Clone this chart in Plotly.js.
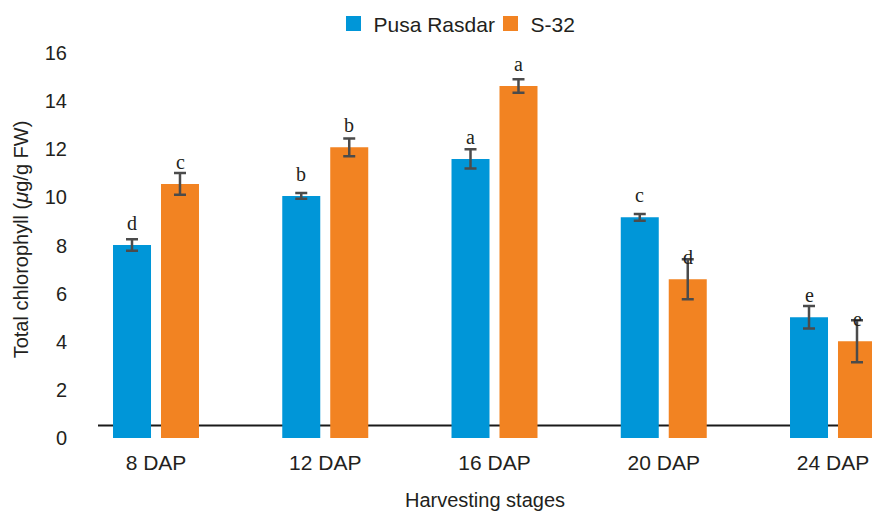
<!DOCTYPE html>
<html>
<head>
<meta charset="utf-8">
<script src="https://cdn.plot.ly/plotly-3.0.1.min.js"></script>
<style>html,body{margin:0;padding:0;background:#fff;}#chart{width:872px;height:511px;}</style>
</head>
<body>
<div id="chart"></div>
<script>
const categories = ["8 DAP", "12 DAP", "16 DAP", "20 DAP", "24 DAP"];
const seriesNames = ["Pusa Rasdar", "S-32"];
const pusaValues = [8.02, 10.06, 11.6, 9.17, 5.02];
const pusaErrors = [0.24, 0.12, 0.4, 0.14, 0.47];
const pusaLetters = ["d", "b", "a", "c", "e"];
const s32Values = [10.56, 12.08, 14.63, 6.6, 4.02];
const s32Errors = [0.45, 0.37, 0.28, 0.83, 0.87];
const s32Letters = ["c", "b", "a", "d", "e"];
const yTicks = [0, 2, 4, 6, 8, 10, 12, 14, 16];

const blue = "#0096D8";
const orange = "#F28322";
const errColor = "#4B4B4B";
const textColor = "#231F20";

const errStyle = {type: "data", visible: true, thickness: 2.5, width: 6, color: errColor};

const traces = [
  {type: "bar", name: seriesNames[0], x: categories, y: pusaValues, showlegend: false,
   marker: {color: blue},
   error_y: Object.assign({array: pusaErrors}, errStyle)},
  {type: "bar", name: seriesNames[1], x: categories, y: s32Values, showlegend: false,
   marker: {color: orange},
   error_y: Object.assign({array: s32Errors}, errStyle)},
  {type: "scatter", mode: "markers", name: seriesNames[0], x: [null], y: [null],
   marker: {symbol: "square", size: 15, color: blue}, showlegend: true},
  {type: "scatter", mode: "markers", name: seriesNames[1], x: [null], y: [null],
   marker: {symbol: "square", size: 15, color: orange}, showlegend: true}
];

const annotations = [];
categories.forEach((c, i) => {
  annotations.push({x: c, y: pusaValues[i], xref: "x", yref: "y", text: pusaLetters[i],
    showarrow: false, xshift: -24, yshift: 22, yanchor: "middle",
    font: {family: "Liberation Serif, Times New Roman, serif", size: 20, color: textColor}});
  annotations.push({x: c, y: s32Values[i], xref: "x", yref: "y", text: s32Letters[i],
    showarrow: false, xshift: 24, yshift: 22, yanchor: "middle",
    font: {family: "Liberation Serif, Times New Roman, serif", size: 20, color: textColor}});
});

const layout = {
  width: 872, height: 511,
  margin: {l: 98, r: 0, t: 41, b: 73},
  paper_bgcolor: "#fff", plot_bgcolor: "#fff",
  font: {family: "Liberation Sans, Arial, sans-serif", size: 20, color: textColor},
  barmode: "group", bargap: 0.433, bargroupgap: 0.208,
  showlegend: true,
  legend: {orientation: "h", x: 0.5071, xanchor: "center", y: 1.043, yanchor: "middle",
    font: {size: 21, color: textColor}, itemclick: false, traceorder: "normal",
    itemwidth: 30, entrywidth: 112},
  xaxis: {range: [-0.3427, 4.2304], showline: false, ticks: "", showgrid: false, zeroline: false,
    tickfont: {size: 21}, ticklabelstandoff: 10,
    title: {text: "Harvesting stages", font: {size: 20}, standoff: 20}},
  yaxis: {range: [0, 16.5], tickvals: yTicks, showline: false, ticks: "", showgrid: false, zeroline: false,
    tickfont: {size: 20}, ticklabelstandoff: 30,
    title: {text: "Total chlorophyll (<i>μ</i>g/g FW)", font: {size: 20}, standoff: 10}},
  shapes: [{type: "line", xref: "paper", x0: 0, x1: 1, yref: "y", y0: 0.52, y1: 0.52,
    line: {color: "#1A1A1A", width: 2}, layer: "below"}],
  annotations: annotations
};

Plotly.newPlot("chart", traces, layout, {displayModeBar: false, staticPlot: true});
</script>
</body>
</html>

*DO THIS*. Extract every line of the data exactly; pictures stay out.

*RESULT FOR THIS EXERCISE*.
Clone this chart in Plotly.js.
<!DOCTYPE html>
<html>
<head>
<meta charset="utf-8">
<script src="https://cdn.plot.ly/plotly-3.0.1.min.js"></script>
<style>html,body{margin:0;padding:0;background:#fff;}#chart{width:872px;height:511px;}</style>
</head>
<body>
<div id="chart"></div>
<script>
const categories = ["8 DAP", "12 DAP", "16 DAP", "20 DAP", "24 DAP"];
const seriesNames = ["Pusa Rasdar", "S-32"];
const pusaValues = [8.02, 10.06, 11.6, 9.17, 5.02];
const pusaErrors = [0.24, 0.12, 0.4, 0.14, 0.47];
const pusaLetters = ["d", "b", "a", "c", "e"];
const s32Values = [10.56, 12.08, 14.63, 6.6, 4.02];
const s32Errors = [0.45, 0.37, 0.28, 0.83, 0.87];
const s32Letters = ["c", "b", "a", "d", "e"];
const yTicks = [0, 2, 4, 6, 8, 10, 12, 14, 16];

const blue = "#0096D8";
const orange = "#F28322";
const errColor = "#4B4B4B";
const textColor = "#231F20";

const errStyle = {type: "data", visible: true, thickness: 2.5, width: 6, color: errColor};

const traces = [
  {type: "bar", name: seriesNames[0], x: categories, y: pusaValues, showlegend: false,
   marker: {color: blue},
   error_y: Object.assign({array: pusaErrors}, errStyle)},
  {type: "bar", name: seriesNames[1], x: categories, y: s32Values, showlegend: false,
   marker: {color: orange},
   error_y: Object.assign({array: s32Errors}, errStyle)},
  {type: "scatter", mode: "markers", name: seriesNames[0], x: [null], y: [null],
   marker: {symbol: "square", size: 15, color: blue}, showlegend: true},
  {type: "scatter", mode: "markers", name: seriesNames[1], x: [null], y: [null],
   marker: {symbol: "square", size: 15, color: orange}, showlegend: true}
];

const annotations = [];
categories.forEach((c, i) => {
  annotations.push({x: c, y: pusaValues[i], xref: "x", yref: "y", text: pusaLetters[i],
    showarrow: false, xshift: -24, yshift: 22, yanchor: "middle",
    font: {family: "Liberation Serif, Times New Roman, serif", size: 20, color: textColor}});
  annotations.push({x: c, y: s32Values[i], xref: "x", yref: "y", text: s32Letters[i],
    showarrow: false, xshift: 24, yshift: 22, yanchor: "middle",
    font: {family: "Liberation Serif, Times New Roman, serif", size: 20, color: textColor}});
});

const layout = {
  width: 872, height: 511,
  margin: {l: 98, r: 0, t: 41, b: 73},
  paper_bgcolor: "#fff", plot_bgcolor: "#fff",
  font: {family: "Liberation Sans, Arial, sans-serif", size: 20, color: textColor},
  barmode: "group", bargap: 0.433, bargroupgap: 0.208,
  showlegend: true,
  legend: {orientation: "h", x: 0.5071, xanchor: "center", y: 1.043, yanchor: "middle",
    font: {size: 21, color: textColor}, itemclick: false, traceorder: "normal",
    itemwidth: 30, entrywidth: 112},
  xaxis: {range: [-0.3427, 4.2304], showline: false, ticks: "", showgrid: false, zeroline: false,
    tickfont: {size: 21}, ticklabelstandoff: 10,
    title: {text: "Harvesting stages", font: {size: 20}, standoff: 20}},
  yaxis: {range: [0, 16.5], tickvals: yTicks, showline: false, ticks: "", showgrid: false, zeroline: false,
    tickfont: {size: 20}, ticklabelstandoff: 30,
    title: {text: "Total chlorophyll (<i>μ</i>g/g FW)", font: {size: 20}, standoff: 10}},
  shapes: [{type: "line", xref: "paper", x0: 0, x1: 1, yref: "y", y0: 0.52, y1: 0.52,
    line: {color: "#1A1A1A", width: 2}, layer: "below"}],
  annotations: annotations
};

Plotly.newPlot("chart", traces, layout, {displayModeBar: false, staticPlot: true});
</script>
</body>
</html>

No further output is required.